### Given instruction
Lines that hold the word "this" should be located and copied.

### Extracted data
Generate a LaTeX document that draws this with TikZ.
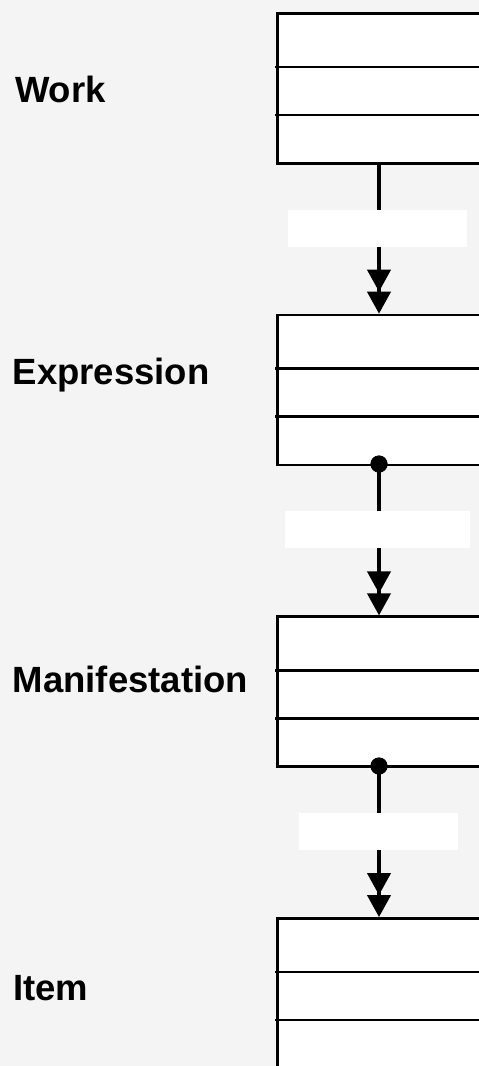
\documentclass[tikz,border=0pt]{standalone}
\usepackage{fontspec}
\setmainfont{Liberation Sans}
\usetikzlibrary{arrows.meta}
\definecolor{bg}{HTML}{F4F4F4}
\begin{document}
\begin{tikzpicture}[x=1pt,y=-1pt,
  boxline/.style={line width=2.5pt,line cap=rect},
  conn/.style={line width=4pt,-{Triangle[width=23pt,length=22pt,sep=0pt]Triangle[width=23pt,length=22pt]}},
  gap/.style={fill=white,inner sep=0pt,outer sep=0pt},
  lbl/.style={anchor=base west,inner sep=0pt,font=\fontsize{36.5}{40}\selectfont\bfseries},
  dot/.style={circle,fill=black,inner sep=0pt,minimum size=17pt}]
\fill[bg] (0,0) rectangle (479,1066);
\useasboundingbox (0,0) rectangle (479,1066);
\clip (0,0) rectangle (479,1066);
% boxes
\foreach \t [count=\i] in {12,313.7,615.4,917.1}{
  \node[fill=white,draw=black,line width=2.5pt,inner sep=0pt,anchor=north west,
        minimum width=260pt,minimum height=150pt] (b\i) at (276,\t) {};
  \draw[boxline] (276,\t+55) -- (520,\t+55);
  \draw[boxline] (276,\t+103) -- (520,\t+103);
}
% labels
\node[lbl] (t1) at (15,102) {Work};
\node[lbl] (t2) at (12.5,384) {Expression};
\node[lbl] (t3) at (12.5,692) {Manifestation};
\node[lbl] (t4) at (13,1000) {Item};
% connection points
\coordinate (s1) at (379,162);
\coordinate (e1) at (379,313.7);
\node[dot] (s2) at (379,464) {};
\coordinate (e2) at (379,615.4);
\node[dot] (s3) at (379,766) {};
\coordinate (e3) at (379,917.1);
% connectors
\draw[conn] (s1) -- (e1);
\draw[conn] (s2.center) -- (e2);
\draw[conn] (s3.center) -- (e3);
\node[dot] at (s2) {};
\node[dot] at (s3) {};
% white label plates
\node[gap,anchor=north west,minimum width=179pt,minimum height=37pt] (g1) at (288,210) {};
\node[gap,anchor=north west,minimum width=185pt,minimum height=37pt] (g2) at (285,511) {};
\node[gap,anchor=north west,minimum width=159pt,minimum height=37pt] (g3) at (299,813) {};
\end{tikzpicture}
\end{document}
--
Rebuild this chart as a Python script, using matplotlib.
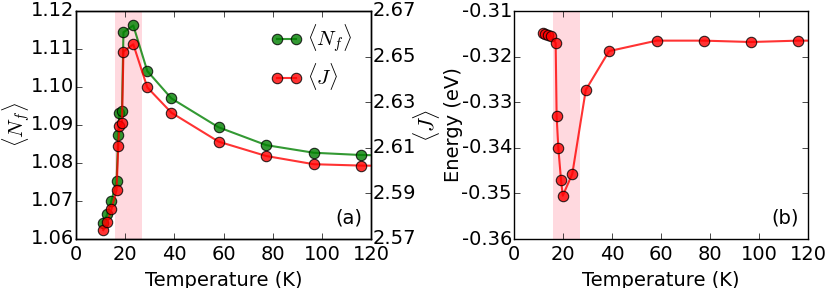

### Answer
Generate a LaTeX document that draws this with TikZ.
Rebuild this chart as a Python script, using matplotlib.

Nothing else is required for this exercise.